The Sagemaker training instance has to be configured along with where the results will be placed. You can also modify the type of machine the training will run on.

%%time
kmeans.fit(kmeans.record_set(music))

The k-means training instance can now fit our data and determine the clusters.

%%time
kmeans_predictor = kmeans.deploy(initial_instance_count=1,
instance_type='ml.m4.xlarge')

To be able to use the model we created, the model has to be deployed as an endpoint.

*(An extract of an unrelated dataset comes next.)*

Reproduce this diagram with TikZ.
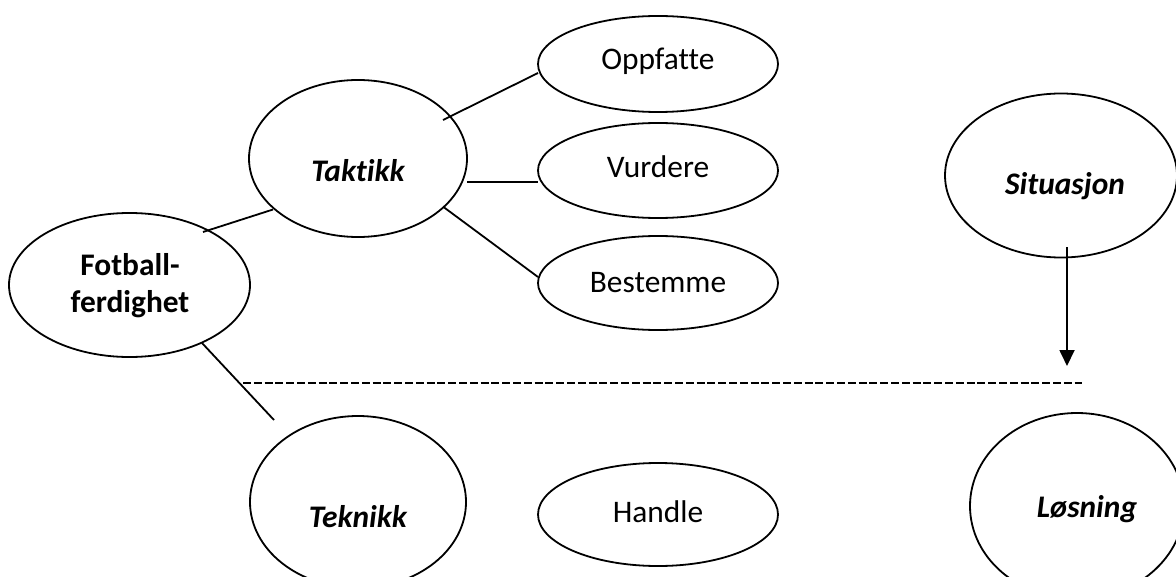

result = kmeans_predictor.predict(music)
%%time
result = kmeans_predictor.predict(music)
clusters = [r.label['closest_cluster'].float32_tensor.values[0] for r in result] 
i = 0
locations = {}
print(len(result))
for r in result:
    out = {
    "lat" : music_orig.iloc[i, 68],
    "lon" :  music_orig.iloc[i, 69],
    "closest_cluster" : r.label['closest_cluster'].float32_tensor.values[0]
    }
    try:
        locations[out['closest_cluster']].append([out['lat'],out['lon']])
    except KeyError:
        locations[out['closest_cluster']]=[[out['lat'],out['lon']]]
    print(out)
    i = i + 1

We can now feed our music through the model to get the clustering. The out put has to be reworked so we can get the cluster values and print them out along with the latitude and longitude.

{‘lat’: 14.91, ‘lon’: -23.51, ‘closest_cluster’: 8.0}
{‘lat’: 12.65, ‘lon’: -8.0, ‘closest_cluster’: 9.0}
{‘lat’: 9.03, ‘lon’: 38.74, ‘closest_cluster’: 4.0}
{‘lat’: 34.03, ‘lon’: -6.85, ‘closest_cluster’: 5.0}
{‘lat’: 12.65, ‘lon’: -8.0, ‘closest_cluster’: 4.0}
{‘lat’: 12.65, ‘lon’: -8.0, ‘closest_cluster’: 8.0}
{‘lat’: 14.66, ‘lon’: -17.41, ‘closest_cluster’: 8.0}

It would be interesting to see if the clusters match up with the geographical areas of the music. To do that we can use gmaps plugin for Jupter notebooks. The plugin has to be installed using a Jupter notebook terminal and the directions on the gmaps github.

fig = gmaps.figure()

colors = [(255,0,0), (0,128,0), (128,0,0), (0,255,0), (255,255,0), (0,255,255), (128,128,0), (128,0,128), (0,128,128), (192,192,192)]
i = 0
for key, value in locations.items():
    heatmap_layer = gmaps.heatmap_layer(locations[key])
    heatmap_layer.gradient = [(*colors[i],0), colors[i], colors[i]]
    fig.add_layer(heatmap_layer)
    i = i + 1
fig

Each cluster is given a different color and added as a heatmap layer.

There is more work to be done to make the clustering more visible. Someone could use this to try and draw conclusions about musical influence related to music characteristics, geography, and culture.